Bhuvnesh SSC Guru Points: 59351 More actions · Answer 2

Yes group by could be reason for heavy reads.

-------Bhuvnesh----------
I work only to learn Sql Server...though my company pays me for getting their stuff done;-)

Gail Shaw SSC Guru Points: 1004514 More actions · Answer 3

If there's a unique index on the destination table, SQL has to read it to ensure that you aren't trying to insert duplicates.

If there's a non-unique clustered index SQL has to read it to assign uniquifier values for the clustering key.

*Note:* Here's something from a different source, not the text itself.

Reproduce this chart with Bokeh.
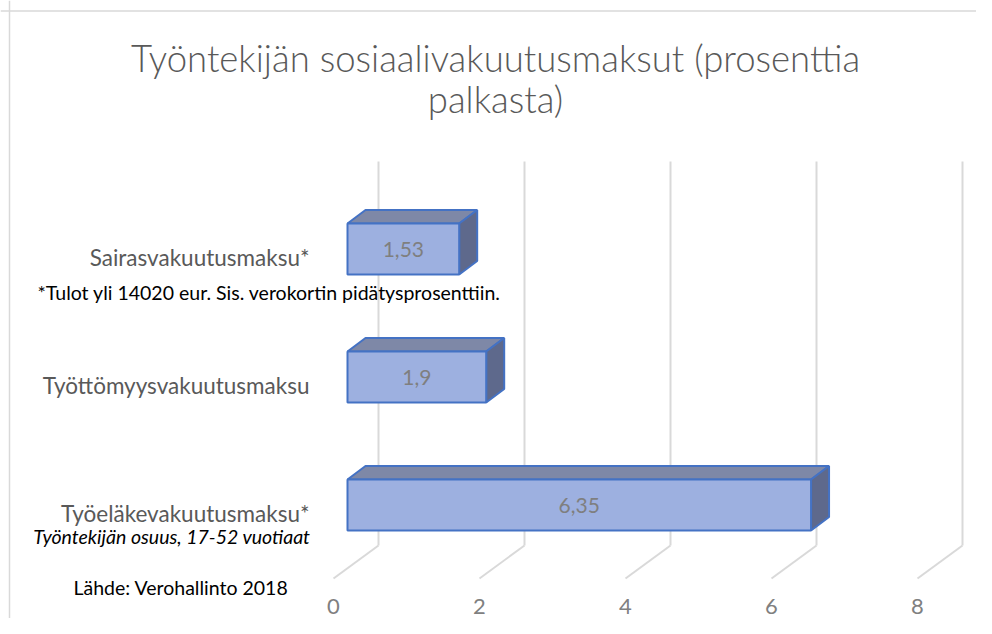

That'll explain why it had lower reads when there was no cluster and no pk.

Gail Shaw
Microsoft Certified Master: SQL Server, MVP, M.Sc (Comp Sci)
SQL In The Wild: Discussions on DB performance with occasional diversions into recoverability

We walk in the dark places no others will enter
We stand on the bridge and no one may pass

Eric Mamet SSChampion Points: 11728 More actions · Answer 4

For reasons like this, I modified my table to be just a heap.

No constraint, no index.

This is really frustrating me because I tried to reproduce it simply and it seemed to work "bad" everywhere I tried (sql 2008, 2005 sp3, 2005 sp2). As I was about to give up, I realised I had missread one of the tests results and it had been working fine (without these extra reads) but I could not remember how I did it in which environment!!!

Anyway, I have not given up yet...

I realise it will be difficult to comment until I can reproduce it doing it right, and then wrong...

I'll be back!